This group has helped thousands of Tri-Citians in need. Now it’s closing its doors
When Holli Calder-Cox moved to the Tri-Cities, she wanted to find a place to volunteer.
She ended up at Project Warm-Up, providing hats, blankets, toiletries and other items to the community’s neediest residents.
Before too long, Calder-Cox wasn’t just assembling donations, she was leading the nonprofit.
For nearly 40 years, she’s put her heart, energy and time — so much time — into the group and its mission.
But health issues the last few years have zapped her energy, and it’s time for her step down.
The group — which dates to the 80s — doesn’t have anyone else able to fill the demanding, unpaid director role.
So Project Warm-Up is dissolving at the end of the year.
“I truly believe that at the end of every path, a new journey beings. We’re all starting new journeys,” Calder-Cox said Tuesday, while working at the group’s headquarters at Community Action Connections in Pasco.
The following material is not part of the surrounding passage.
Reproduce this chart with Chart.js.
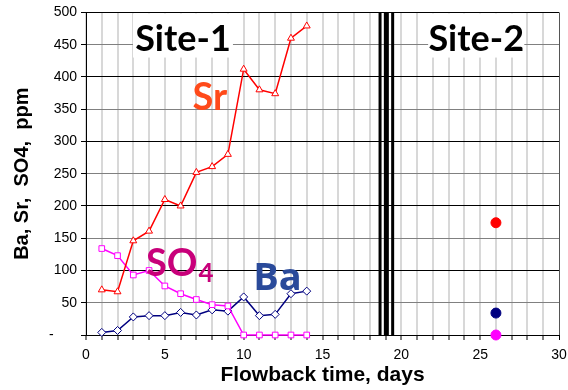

The group will provide its final “Bags of Joy” this holiday season. The bags are filled with hygiene items, handmade gloves and the like, plus other surprises, and they’re distributed to those in need through local social service agencies.
A final fundraiser is 4 to 6 p.m. Sunday at the Branding Iron in downtown Kennewick. It will feature Ed Dailey, Chris Loid, Allen Osborne and Cory Potter, Faith Martin and Bobby Nelsen, and Zac Burrell, with attendees encouraged to bring donations.
Everything raised and collected at the event will go directly to the final round of “Bags of Joy,” Calder-Cox said.
The 72-year-old Kennewick woman spends as many as 50 hours a week on Project Warm-Up business.
In her tenure as the group’s leader, it’s expanded greatly.
When she first came on board, it was distributing about 800 hats a year.
This past year, it provided more than 40,000 items to people in need — blankets, hats, scarves, deodorant, snacks and so on.
“And it doesn’t have to be Christmastime. It’s all year round. That’s what I’m going to miss the most. It’s the giving,” she said.
Seven volunteers help run the office, which is open 9 a.m. to noon Mondays through Thursdays.
And about 55 volunteers make the hand-crafted goods.
Longtime volunteer Sherry Banks said she’s sad to see Project Warm-Up dissolve, but it’s time.
Calder-Cox has been a tireless leader. “She’s worked very hard to make it a success, and she’s leaving it as a success,” Banks said.
The group’s good work will continue.
Banks and some other volunteers plan to keep making warm items and donating them directly to Project Warm-Up partners.
Calder-Cox said she’s proud to have helped so many people in the community in her two decades with the group.
“It’s been a ride,” she said. “I’ve loved every minute of it.”